Le altre accezioni sono di gran lunga meno significative.
Riferito a persona, v. può valere " oscuro ", " di bassa estrazione sociale ": Cv IV XI 8 lo più vile villano di tutta la contrada... uno staio di santalene d'argento... trovò; XIV 12, prima occorrenza (già citato), III VII 6 (v. CONDIZIONE; ma il passo potrebb'essere interpretato anche: " uomini così ‛ meschini ' e di volgari qualità spirituali " Pd VIII 132 vien Quirino / da sì vil padre, che si rende a Marte (è questa la spiegazione del Mattalia, ma altri commentatori vedono in vil una valutazione morale e non una qualificazione sociale; così, il Sapegno interpreta " ignobile ", il Porena " nullo ", il Chimenz " dappoco ").
Riferito a cose indica mancanza di valore economico o di pregio esteriore: Amore appare a D. leggeramente vestito e di vili drappi (Vn IX 3); nel Purgatorio gl'invidiosi sono coperti di vil ciliccio (Pg XIII 58).
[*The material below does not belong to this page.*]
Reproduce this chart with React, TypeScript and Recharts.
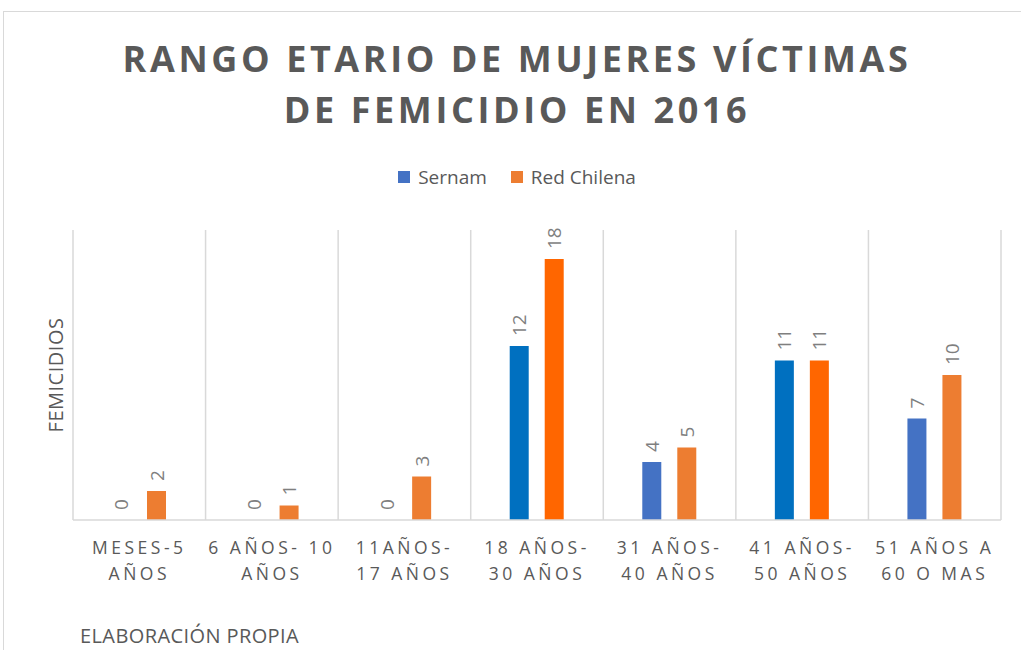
import { BarChart, Bar, XAxis, YAxis, CartesianGrid, Cell, LabelList } from 'recharts';

const categories = [
  'MESES-5\nAÑOS',
  '6 AÑOS- 10\nAÑOS',
  '11AÑOS-\n17 AÑOS',
  '18 AÑOS-\n30 AÑOS',
  '31 AÑOS-\n40 AÑOS',
  '41 AÑOS-\n50 AÑOS',
  '51 AÑOS A\n60 O MAS',
];
const sernam = [0, 0, 0, 12, 4, 11, 7];
const redChilena = [2, 1, 3, 18, 5, 11, 10];
// categories drawn with the stronger palette in the original
const highlighted = [false, false, false, true, false, true, false];

const SERNAM = '#4472C4';
const SERNAM_DARK = '#0070C0';
const RED = '#ED7D31';
const RED_DARK = '#FF6600';
const TEXT = '#595959';
const FONT = '"Open Sans", Calibri, sans-serif';

const data = categories.map((c, i) => ({
  cat: c,
  sernam: sernam[i],
  red: redChilena[i],
  hi: highlighted[i],
}));

// zero bars still need a (hair-thin) rectangle so their "0" label gets drawn
const keepZero = (value: any) => (Number(value) === 0 ? 0.01 : 0);

function CategoryTick(props: any) {
  const { x, y, payload } = props;
  const lines = String(payload.value).split('\n');
  return (
    <g transform={`translate(${x},${y})`}>
      {lines.map((l, i) => (
        <text
          key={i}
          x={0}
          y={26 + i * 26}
          textAnchor="middle"
          fill={TEXT}
          fontSize={17.5}
          fontFamily={FONT}
          style={{ letterSpacing: 3.5 }}
        >
          {l}
        </text>
      ))}
    </g>
  );
}

function ValueLabel(props: any) {
  const { x, y, width, height, value } = props;
  const cx = Number(x) + Number(width) / 2;
  const top = Math.min(Number(y), Number(y) + Number(height || 0));
  const ty = top - 10;
  return (
    <text
      x={cx}
      y={ty}
      transform={`rotate(-90 ${cx} ${ty})`}
      textAnchor="start"
      dominantBaseline="central"
      fill="#7f7f7f"
      fontSize={19}
      fontFamily={FONT}
    >
      {String(value)}
    </text>
  );
}

function LegendBox() {
  const items = [
    { label: 'Sernam', color: SERNAM },
    { label: 'Red Chilena', color: RED },
  ];
  return (
    <div style={{ display: 'flex', justifyContent: 'center', gap: 24, fontFamily: FONT, fontSize: 19, color: TEXT }}>
      {items.map(it => (
        <div key={it.label} style={{ display: 'flex', alignItems: 'center' }}>
          <span style={{ width: 12, height: 12, background: it.color, display: 'inline-block', marginRight: 8 }} />
          {it.label}
        </div>
      ))}
    </div>
  );
}

export default function App() {
  return (
    <div style={{ position: 'absolute', left: 0, top: 0, width: 1021, height: 650, overflow: 'hidden', background: '#fff' }}>
      <div style={{ position: 'absolute', left: 3, top: 11, width: 1100, height: 800, border: '1px solid #d9d9d9' }} />
      <div
        style={{
          position: 'absolute',
          left: 0,
          top: 33,
          width: 1034,
          textAlign: 'center',
          fontFamily: FONT,
          fontWeight: 700,
          fontSize: 36,
          lineHeight: '51px',
          letterSpacing: 3.6,
          color: TEXT,
        }}
      >
        RANGO ETARIO DE MUJERES VÍCTIMAS
        <br />
        DE FEMICIDIO EN 2016
      </div>
      <div style={{ position: 'absolute', left: 0, top: 164, width: 1034 }}>
        <LegendBox />
      </div>
      <div
        style={{
          position: 'absolute',
          left: 55,
          top: 375,
          transform: 'translate(-50%, -50%) rotate(-90deg)',
          fontFamily: FONT,
          fontSize: 20,
          letterSpacing: 0.5,
          color: TEXT,
          whiteSpace: 'nowrap',
        }}
      >
        FEMICIDIOS
      </div>
      <div
        style={{
          position: 'absolute',
          left: 80,
          top: 622,
          fontFamily: FONT,
          fontSize: 20,
          letterSpacing: 0.4,
          color: TEXT,
          whiteSpace: 'nowrap',
        }}
      >
        ELABORACIÓN PROPIA
      </div>
      <div style={{ position: 'absolute', left: 0, top: 0 }}>
        <BarChart
          width={1021}
          height={650}
          data={data}
          margin={{ top: 230, right: 20, bottom: 0, left: 73 }}
          barSize={19}
          barGap={16}
        >
          <CartesianGrid
            horizontal={false}
            stroke="#d9d9d9"
            strokeWidth={1.5}
            verticalCoordinatesGenerator={({ offset }: any) =>
              categories.map((_, i) => offset.left + (i * offset.width) / categories.length).concat(offset.left + offset.width)
            }
          />
          <XAxis
            dataKey="cat"
            interval={0}
            height={130}
            tickLine={false}
            axisLine={{ stroke: '#d9d9d9', strokeWidth: 1.5 }}
            tick={<CategoryTick />}
          />
          <YAxis hide domain={[0, 20]} />
          <Bar dataKey="sernam" name="Sernam" fill={SERNAM} isAnimationActive={false} minPointSize={keepZero}>
            {data.map((d, i) => (
              <Cell key={i} fill={d.hi ? SERNAM_DARK : SERNAM} />
            ))}
            <LabelList dataKey="sernam" content={<ValueLabel />} />
          </Bar>
          <Bar dataKey="red" name="Red Chilena" fill={RED} isAnimationActive={false}>
            {data.map((d, i) => (
              <Cell key={i} fill={d.hi ? RED_DARK : RED} />
            ))}
            <LabelList dataKey="red" content={<ValueLabel />} />
          </Bar>
        </BarChart>
      </div>
    </div>
  );
}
Allude a meschinità meritevole di compassione nell'apostrofe a Ilio che, nel bassorilievo della cornice dei superbi, in implicita antitesi al " superbum / Ilium " (Aen. III 2-3) virgiliano, è rappresentato basso e vile (Pg XII 62), " nell'avvilimento " della devastazione subita. Analogamente, quando dal cielo delle Stelle fisse D. vede sotto di sé la Terra, sorride del suo vil sembiante (Pd XXII 135), della sua " meschina " apparenza, con un evidente atteggiamento di commiserazione, se non di derisione per quanti si lasciano attrarre dai beni mondani. E si noti la contrapposizione fra il buon principio della Chiesa e della dignità pontificia e il vil fine, " miserando e spregevole " nel medesimo tempo, in cui quelle istituzioni cadranno per colpa di Clemente V e di Giovanni XXII (XXVII 60).
Infine, rivolgendosi alle donne che tornano dall'aver visitato Beatrice dopo la morte del padre di lei, D. nota come esse vadano sanz'atto vile (Vn XXII 9 8): addolorate sì, ma con un atteggiamento composto.